To his surprise she laughed at that. Her laugh was low and soft and reminded him of a high mountain stream, bubbling and clean. “You don’t scare me, FBI.”
Too bad. Things would be much safer all around if she had a healthy fear of him and the rough world where he usually lived. “Just get it,” he repeated.
She paused for just a moment then crossed the room to the closet and found the white plastic bag from the hospital with the clothes he’d been wearing at the time of the accident.
He ought to just have her throw away the clothes, since he wouldn’t get much use out of that suit now, not after the paramedics had to cut away his pant legs to access his injuries, he thought.
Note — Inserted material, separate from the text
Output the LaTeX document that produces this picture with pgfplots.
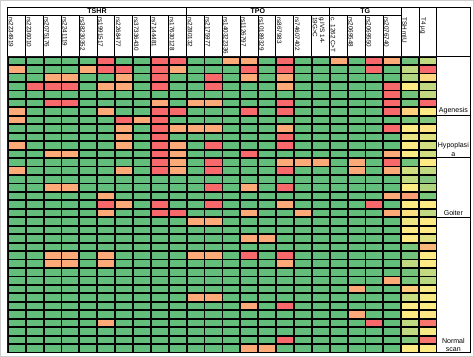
\documentclass[border=0pt]{standalone}
\usepackage{pgfplots}
\usepackage{pgfplotstable}
\pgfplotsset{compat=1.18}
\usepackage{fontspec}
\setmainfont{Liberation Sans}
% one value per cell, row by row (35 rows x 24 columns)
% 0 = green, 1.5 = orange, 2 = red ; last two columns (TSH, T4) graded
\pgfplotstableread[row sep=\\]{
v\\
0\\0\\0\\0\\0\\2\\0\\0\\2\\2\\0\\0\\1.5\\1.5\\0\\2\\0\\0\\1.5\\0\\2\\1.5\\0.1\\0.6\\
1.5\\0\\0\\0\\1.5\\2\\2\\0\\2\\1.5\\0\\0\\0\\2\\0\\2\\0\\0\\0\\0\\2\\0\\0.6\\2\\
0\\0\\1.5\\1.5\\0\\0\\1.5\\0\\2\\0\\0\\2\\0\\1.5\\0\\1.5\\0\\0\\0\\0\\0\\0\\0.5\\1.15\\
0\\2\\2\\2\\0\\1.5\\1.5\\0\\2\\0\\0\\2\\0\\0\\0\\1.5\\0\\0\\0\\0\\0\\2\\1\\0.6\\
0\\0\\0\\0\\0\\0\\0\\0\\0\\0\\0\\0\\0\\0\\0\\0\\0\\0\\0\\0\\0\\2\\0.1\\0.6\\
0\\0\\2\\2\\0\\0\\0\\0\\1.5\\0\\1.5\\1.5\\0\\0\\0\\2\\0\\0\\0\\0\\0\\2\\0.1\\2\\
1.5\\0\\0\\0\\0\\1.5\\0\\0\\2\\2\\0\\0\\0\\2\\0\\2\\0\\0\\0\\0\\0\\2\\1.2\\1\\
1.5\\0\\0\\0\\0\\0\\2\\1.5\\2\\0\\0\\0\\0\\0\\0\\0\\0\\0\\0\\0\\0\\0\\0.15\\0.2\\
0\\0\\0\\0\\0\\0\\1.5\\0\\2\\1.5\\1.5\\1.5\\0\\0\\0\\1.5\\0\\0\\0\\0\\0\\2\\1\\1.05\\
0\\0\\0\\0\\0\\0\\1.5\\0\\2\\0\\0\\0\\0\\0\\0\\2\\0\\0\\0\\0\\0\\0\\0.85\\0.8\\
1.5\\0\\0\\0\\0\\0\\1.5\\0\\2\\1.5\\0\\2\\0\\0\\0\\2\\0\\0\\0\\0\\0\\0\\1\\0.7\\
0\\0\\1.5\\1.5\\0\\0\\0\\0\\2\\1.5\\0\\0\\0\\2\\0\\0\\0\\0\\0\\0\\0\\1.5\\1\\0.7\\
0\\0\\0\\0\\0\\0\\0\\0\\2\\1.5\\0\\2\\0\\0\\0\\1.5\\1.5\\1.5\\0\\1.5\\0\\2\\0.1\\1\\
1.5\\0\\0\\0\\0\\0\\1.5\\0\\2\\1.5\\0\\2\\0\\0\\0\\2\\0\\0\\0\\1.5\\0\\1.5\\0.7\\0.6\\
0\\0\\0\\0\\0\\0\\0\\0\\0\\0\\0\\0\\0\\0\\0\\0\\0\\0\\0\\0\\0\\0\\0.6\\0.2\\
0\\0\\1.5\\1.5\\0\\0\\0\\0\\0\\0\\0\\2\\0\\1.5\\0\\2\\0\\0\\0\\0\\0\\0\\1\\0.5\\
0\\0\\0\\0\\0\\1.5\\0\\0\\0\\0\\0\\0\\0\\0\\0\\0\\0\\0\\0\\0\\0\\1.5\\1.6\\0.15\\
0\\0\\0\\0\\0\\2\\1.5\\0\\2\\0\\0\\2\\0\\0\\0\\1.5\\0\\0\\0\\0\\2\\0\\1\\1\\
0\\0\\0\\0\\0\\1.5\\0\\0\\2\\2\\0\\0\\0\\1.5\\0\\0\\1.5\\0\\0\\0\\0\\1.5\\1.1\\0.6\\
0\\0\\0\\0\\0\\0\\0\\0\\0\\0\\1.5\\1.5\\0\\0\\0\\0\\0\\0\\0\\0\\0\\0\\0.9\\1\\
0\\0\\0\\0\\0\\0\\0\\0\\0\\0\\0\\0\\0\\0\\0\\0\\0\\0\\0\\0\\0\\0\\1\\1\\
0\\0\\0\\0\\0\\0\\0\\0\\0\\0\\0\\0\\0\\1.5\\1.5\\0\\0\\0\\0\\0\\0\\0\\1\\0.8\\
0\\0\\0\\0\\0\\0\\0\\0\\0\\0\\0\\0\\0\\0\\0\\0\\0\\0\\0\\0\\0\\0\\0.15\\1.4\\
0\\0\\1.5\\1.5\\0\\1.5\\0\\0\\0\\0\\1.5\\1.5\\0\\2\\0\\2\\0\\0\\0\\0\\0\\0\\0.1\\1\\
0\\0\\1.5\\1.5\\0\\1.5\\0\\0\\0\\0\\0\\0\\0\\0\\0\\1.5\\0\\0\\0\\0\\0\\0\\0.6\\1\\
0\\0\\0\\0\\0\\0\\0\\0\\0\\0\\0\\0\\0\\0\\0\\0\\0\\0\\0\\0\\0\\0\\0.1\\0.6\\
0\\0\\0\\0\\0\\0\\0\\0\\0\\0\\0\\0\\0\\0\\0\\0\\0\\0\\0\\0\\0\\1.5\\0.15\\0.55\\
0\\0\\0\\0\\0\\0\\0\\0\\0\\0\\0\\0\\0\\0\\0\\0\\0\\0\\0\\1.5\\0\\0\\1.25\\0.95\\
0\\0\\0\\0\\0\\0\\0\\0\\0\\0\\1.5\\1.5\\0\\0\\0\\0\\0\\0\\0\\0\\0\\0\\0.65\\0.95\\
0\\0\\0\\0\\0\\0\\0\\0\\0\\0\\0\\0\\0\\1.5\\0\\2\\0\\0\\0\\0\\0\\0\\1\\1\\
0\\0\\0\\0\\0\\0\\0\\0\\0\\0\\0\\0\\0\\0\\0\\0\\0\\0\\0\\1.5\\0\\0\\1\\1.05\\
0\\0\\0\\0\\0\\1.5\\0\\0\\0\\0\\0\\0\\0\\0\\0\\0\\0\\0\\0\\0\\2\\0\\0.6\\1.9\\
0\\0\\0\\0\\0\\0\\0\\0\\0\\0\\0\\0\\0\\0\\0\\0\\0\\0\\0\\0\\0\\0\\0.6\\0.95\\
0\\0\\0\\0\\0\\0\\0\\0\\0\\0\\0\\0\\0\\0\\0\\2\\0\\0\\0\\0\\0\\0\\0.2\\1.9\\
0\\0\\0\\0\\0\\0\\0\\0\\0\\0\\0\\0\\0\\1.5\\1.5\\0\\0\\0\\0\\0\\0\\0\\1\\1\\
}\hm
\newcommand{\hdr}{\fontsize{6.3}{7.2}\selectfont}
\newcommand{\colL}[1]{7.5+17.77*(#1-1)+0.7}
\begin{document}
\begin{tikzpicture}
\begin{axis}[
  scale only axis, width=474pt, height=357pt,
  xmin=0, xmax=474, ymin=0, ymax=357, y dir=reverse,
  hide axis, clip=false,
  colormap={hm}{rgb255(0)=(99,190,123) rgb255(1)=(255,235,132) rgb255(2)=(248,105,107)},
  point meta min=0, point meta max=2,
]
% dark background: shows through the gaps between cells as the grid lines
\fill[black!90] (axis cs:7.0,55.6) rectangle (axis cs:434.5,350.5);
\addplot[scatter, only marks, mark=square*, mark size=3.8pt,
  mark options={xscale=2.233},
  scatter/use mapped color={draw=none, fill=mapped color},
  point meta=explicit]
  table[x index=0, y index=0,
        x expr={7.5+17.77*(mod(\coordindex,24)+0.5)},
        y expr={56+8.4*(floor((\coordindex+0.5)/24)+0.5)}, meta index=0]{\hm};
% outer light frame
\draw[black!20, line width=1pt] (axis cs:0.5,0.5) rectangle (axis cs:470.5,354);
% header grid
\pgfplotsinvokeforeach{0,...,24}{
  \draw[line width=0.7pt] (axis cs:{7.5+17.77*#1},15) -- (axis cs:{7.5+17.77*#1},56);
}
\pgfplotsinvokeforeach{0,10,18,22,23,24}{
  \draw[line width=0.7pt] (axis cs:{7.5+17.77*#1},7) -- (axis cs:{7.5+17.77*#1},15.3);
}
\draw[line width=0.7pt] (axis cs:7.15,7) -- (axis cs:467,7);
\draw[line width=0.7pt] (axis cs:7.5,15) -- (axis cs:398.4,15);
\draw[line width=0.7pt] (axis cs:434,56) -- (axis cs:467,56);
\draw[line width=0.7pt] (axis cs:467,7) -- (axis cs:467,350.5);
\draw[line width=0.7pt] (axis cs:434,350.1) -- (axis cs:467.35,350.1);
\draw[line width=0.7pt] (axis cs:434,114.8) -- (axis cs:467,114.8);
\draw[line width=0.7pt] (axis cs:434,156.8) -- (axis cs:467,156.8);
\draw[line width=0.7pt] (axis cs:434,215.6) -- (axis cs:467,215.6);
% group titles
\node[font=\bfseries\fontsize{7}{8}\selectfont] at (axis cs:96.4,11.2) {TSHR};
\node[font=\bfseries\fontsize{7}{8}\selectfont] at (axis cs:256.3,11.2) {TPO};
\node[font=\bfseries\fontsize{7}{8}\selectfont] at (axis cs:362.9,11.2) {TG};
% column headers
\pgfplotsforeachungrouped \j/\t in {1/rs2234919,2/rs2236010,3/rs2075176,4/rs2241119,5/rs38230352,6/rs1991517,7/rs2268477,8/rs37336430,9/rs7144481,10/rs17630128,11/rs2280132,12/rs2175977,13/rs140322336,14/rs1126797,15/rs10189329,16/rs867983,17/rs74607402,19/c. 1262 C>T,20/rs2069548,21/rs2069550,22/rs2076740,23/TSH mIU/L,24/T4 µg/dL}{
  \edef\tmp{\noexpand\node[rotate=-90, anchor=south west, inner sep=0.4pt, font=\noexpand\hdr] at (axis cs:{\colL{\j}},16.5) {\t};}
  \tmp
}
\node[rotate=-90, anchor=south west, inner sep=0.4pt, font=\hdr, align=left] at (axis cs:{\colL{18}},16.5) {g.IVS 14-\\19G>C};
% group labels
\node[font=\fontsize{7}{8.5}\selectfont] at (axis cs:450.5,110.3) {Agenesis};
\node[font=\fontsize{7}{8.5}\selectfont, align=center] at (axis cs:450.5,148.3) {Hypoplasi\\a};
\node[font=\fontsize{7}{8.5}\selectfont] at (axis cs:450.5,211.3) {Goiter};
\node[font=\fontsize{7}{8.5}\selectfont, align=center] at (axis cs:450.5,343) {Normal\\scan};
\end{axis}
\end{tikzpicture}
\end{document}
She rooted through the bag and a moment later pulled out his shoulder holster. As she carried it over to him with two fingers, he thought she looked like a prissy little girl being forced to hold a garter snake. “Where do you want it?”
Gage gestured to the rolling bedside table and she set it down gingerly, as if afraid it would explode. Under normal circumstances he would store it loaded. But with two curious little girls in the house—even two little girls whose mother probably wouldn’t let them venture into his bedroom again—he couldn’t take any chances.
He emptied the chamber and placed the bullets in the small drawer of the table, then put the weapon under his pillow.
As long as he could reach both the bullets and the gun, he didn’t mind the extra safety precaution. He could load the Glock in his sleep. When he was satisfied everything was within reach, he tur
ned back to Lisa Connors and found her watching him, her mouth prim.
“Should we come up with a secret knock or something so that if I have to come over in the night you’ll know it’s me and won’t shoot first and ask questions later?”
“I’ll know,” he muttered. He didn’t think he could mistake this woman for anyone else on earth, even if they were trapped deep inside the dank recesses of one of the abandoned silver mines that dotted the mountains around Park City.
He had a funny, uncomfortable feeling he would know her anywhere. How could he miss her? She smelled like violets, sweet and pure. For some strange reason she made him think of spring afternoons spent lying in damp new grass, plucking a handful of tiny purple blossoms he would clutch in his fist and present proudly to his mother, who would accept the gift solemnly, then grab him close and kiss his cheeks until he squirmed away.
That made twice in one afternoon he had thought of his mother. He couldn’t remember the last time that had happened. Lynn hadn’t been a part of his life for years, a conscious decision made by both of them. Why would he think of her now?
Probably the same reason men on the battlefield cried out for their own mothers in the midst of lonely darkness and fear. Maybe while he tried to cope with the physical pain of his shattered legs, some corner of his psyche wanted to reach out to the one person in his life who had kissed the sting of his early scrapes and cuts away.
Until they had all come up against a raw, devastating pain no amount of kisses could ever make better.
He jerked his mind away from that uncomfortable train of thought and turned back to his neighbor. “Make sure you lock the door behind you.”
“I will. Ruth gave me a house key so I’ll still be able to come over if you need me.”
“Don’t hold your breath.”
“Estelle was right. You macho types do make the worst patients.”
“I believe her exact words were the good-looking, macho types.”
Her short wispy hair swung a little as she shook her head, exasperation in her blue eyes. But Gage thought he saw a hint of color brush across her high cheekbones. “That too.”